В середине между теми и другими деятельностями стоит живопись с графикой, избегая трудностей и того и другого полюса художественной культуры и вместе с тем участвуя, по крайней мере, в отношении организации пространства, в преимуществах того и другого полюса. Не потому ли именно живописец с графиком по преимуществу называются художниками, для житейского своего употребления кажутся подразделяющимися, что эпитеты «художник» и «художественный» относятся к рисунку и изображению красками, как будто музыкант, поэт, скульптор, архитектор не могут разуметься под общим понятием художника. Это, правда, излишнее сужение понятий «художник» и «художественное произведение» свидетельствует, что по всеобщему признанию живопись и графика наиболее ярко и полно представительствуют за все художество.

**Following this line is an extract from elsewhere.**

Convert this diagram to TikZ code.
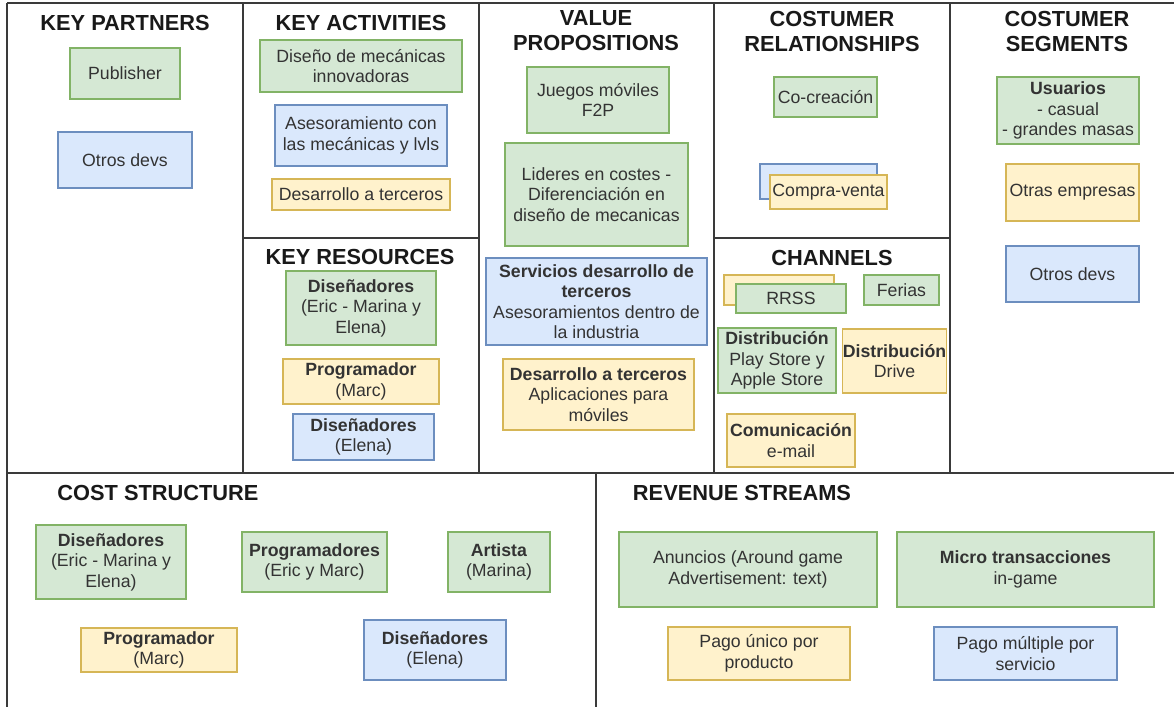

Действительно, материал этих родственных искусств сам по себе не предметен и лишен собственной уловимой невооруженному глазу формы. Это почти безразличная возможность стать всем
, что будет потребовано от него, не упираясь своею собственною формою против организации, накладываемой на материал художником. Как слово или звук отдельно взятые, сами по себе краска и чернила еще почти ничего не выражают, — почти как звук или слово. Собственное действие этих материалов почти равно нулю; притом у чернил или карандаша еще меньше, чем у красок. Таким образом, будучи чрезвычайно отвлеченными, эти материалы, ничто или почти ничто сами по себе, могут стать всем или почти всем. В этом отношении живопись и графика близки к поэзии и музыке. Но, с другой стороны, живопись и графика в той или другой степени дают образы, в которых мы узнаем предметы внешнего мира, известные нам не только как зрительные образы, но и по своим функциям, а потому своим образом связывающие наше воображение и не допускающие его блуждание в неопределенности. Этою чувственною наглядностью живопись и графика отличаются от алгебраической многозначности в музыке и отчасти в поэзии и сближаются с принудительной властью над зрителем театра.Таким образом, живописец и графика не только требуют от зрителя, но и дают ему, дают же не уже известный ему чувственный образ, хотя бы искаженный, но не преображенный как в театре, а действительно новый, обогащающий и представляющий неведомые ему организации пространств.
Потому‑то даваемое театром всегда имеет привкус обмана, иллюзии, несмотря на чувственную сырость и насыщенность житейскими элементами, которая просачивается сюда даже помимо намерений деятеля сцены. Даваемое музыкой и поэзией воспринимается как подлинная реальность, но далекая, слишком далекая от возможности непосредственного к ней прикосновения. Даваемое же графикой и живописью оценивается, в пределе, как откровение подлинно иной реальности, которую, раз узнав от художника, мы далее знаем уже сами по себе, ибо видим ее теперь уже своими глазами.
Обычная классификация искусств имеет в виду материал
данного искусства и орудия пользования им, но не считается с самим произведением из этого материала и посредством этого орудия созданным. Так, дело живописи есть при такой классификации произведение кисти, и характеризуется тем, что оно из красок; особенность гравюры—в сработанности ее резцом, штихелем или иглою и притом по дереву, металлу и т. п. Произведение музыки — из звуков, вызываемых посредством голосового аппарата или некоторого инструмента. Точно так же произведения архитектуры — (из) камня, дерева и т. д.; произведения поэзии —из слов. Дальнейшие подразделения искусств основываются на более частном различении упомянутых материалов и обрабатывающих орудий. Короче говоря, укоренившаяся классификация искусств считается с чувственно материальными условиями художественного творчества и может быть названа производственною[77].